New Jersey Titans
- Founded: 2007
- League: WPFL (2007) NWFA (2008) WFA (2009-2010) WSFL (2012)
- Team history: New Jersey Titans (2007–2012)
- Based in: Belleville, New Jersey
- Stadium: Belleville Municipal Stadium
- Colors: Blue, silver, red
- Owner: Simone Edwards
- Head coach: Andy Davis
- Championships: 1

= New Jersey Titans =

Former American women's football team

The New Jersey Titans were a team of the Women's Spring Football League (WSFL) 11-woman division. Originally based in Wayne, New Jersey, the Titans played their home games on the campus of Passaic County Technical Institute through the 2010 season.
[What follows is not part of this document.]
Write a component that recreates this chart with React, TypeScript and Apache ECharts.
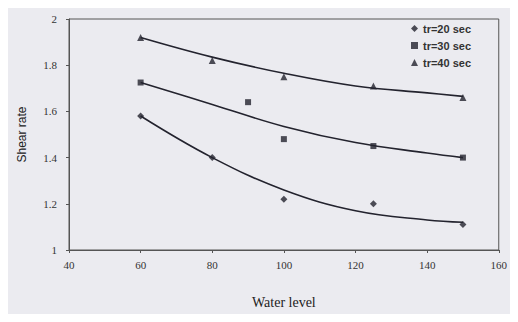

Upon their return for the 2012 season, the Titans relocated their home games to Belleville Municipal Stadium in Belleville, New Jersey.

Before joining the WSFL, the Titans played a season each in the now-defunct Women's Professional Football League and the National Women's Football Association, as well as two seasons in the Women's Football Alliance before taking the 2011 season off.

The Titans were owned by former Fairleigh Dickinson basketball player Simone Edwards, who also played on the team as a tight end and linebacker. Under her direction, the Titans won the WSFL title in 2012.

==Season-by-season==

Season records
| Season | W | L | T | Finish | Playoff results |
New Jersey Titans (WPFL)
| 2007 | 4 | 2 | 0 | 2nd American East | — |
New Jersey Titans (NWFA)
| 2008 | 3 | 5 | 0 | 2nd North East | — |
New Jersey Titans (WFA)
| 2009 | 5 | 3 | 0 | 2nd National Northeast | — |
| 2010 | 2 | 6 | 0 | 3rd National East | — |
| 2011 | Did not play |  |  |  |  |  |
New Jersey Titans (WSFL)
| 2012 | 8 | 1 | 0 | 1st Northeast | Won Northeast Division Championship Won American Conference Championship National Championship |
| Totals | 22 | 17 | 0 |  |  |

==Roster==
New Jersey Titans Roster
| * Aja Henderson * Tarah Alexis * Stefanie Allen * Kesha Champion * Danielle Green * Cynthia Hazel * Telesha Huskey * Kari McDonnell | | * Anabel Rodriguez * Amy Leach * Caniece Montague * Erika Velez * Robyn Burton * Tye Wilson * Yachira Contes * Christie Pedone | | * Kelle Trabucco * Jennifer Webb * Redrick DiMarco * Maria Javier * Capri Darby * Kie McCrae | | |

==Season schedules and scores==

===2009===

| Date | Opponent | Home/Away | Result |
|---|---|---|---|
| April 18 | Binghamton Tiger Cats | Home | Won 21–0 |
| April 25 | Connecticut Cyclones | Away | Won 6–0** |
| May 9 | Philadelphia Liberty Belles | Home | Lost 12–14 |
| May 16 | Binghamton Tiger Cats | Away | Won 26–6 |
| May 30 | Connecticut Cyclones | Home | Won 6–0** |
| June 6 | Philadelphia Liberty Belles | Away | Lost 0-59 |
| June 13 | Keystone Assault | Home | Lost 6-28 |
| June 20 | Baltimore Burn | Away | Won 6–0** |

===2010===

| Date | Opponent | Home/Away | Result |
|---|---|---|---|
| April 10 | Keystone Assault | Home | Lost 16–30 |
| April 17 | Baltimore Burn | Home | Lost 36–62 |
| May 1 | Southern Tier Spitfire | Away | Won 47–2 |
| May 8 | Philadelphia Liberty Belles | Away | Lost 12–25 |
| May 15 | New England Nightmare | Home | Won 47–6 |
| June 5 | Keystone Assault | Away | Lost 8-28 |
| June 12 | Baltimore Burn | Away | Lost 0–16 |
| June 19 | Philadelphia Liberty Belles | Home | Lost 0-42 |

===2012===

| Date | Opponent | Home/Away | Result |
| April 14 | Baltimore Burn | Away | Lost 18–20 |
| May 19 | Binghamton Tiger Cats | Away | Won 59–0 |
| June 2 | Mass Chaos | Won ** |
| June 9 | Binghamton Tiger Cats | Home | Won 46–8 |
| June 30 | Mass Chaos | Won ** |
| July 7 | Baltimore Burn | Home | Won 37–8 |
| July 21 | Baltimore Burn (Northeast Division Championship) | Home | Won 31–6 |
| July 28 | Huntsville Tigers (American Conference Championship) | Home | Won 25–7 |
| August 11 | Dallas/FW Extreme (National Championship) | Away | Won 67–6 |

  - = Game won by forfeit

==In the media==
The team was featured on an episode of Style Network's reality show, Glam Fairy on January 8, 2012, called "Ghosts & Glamazons".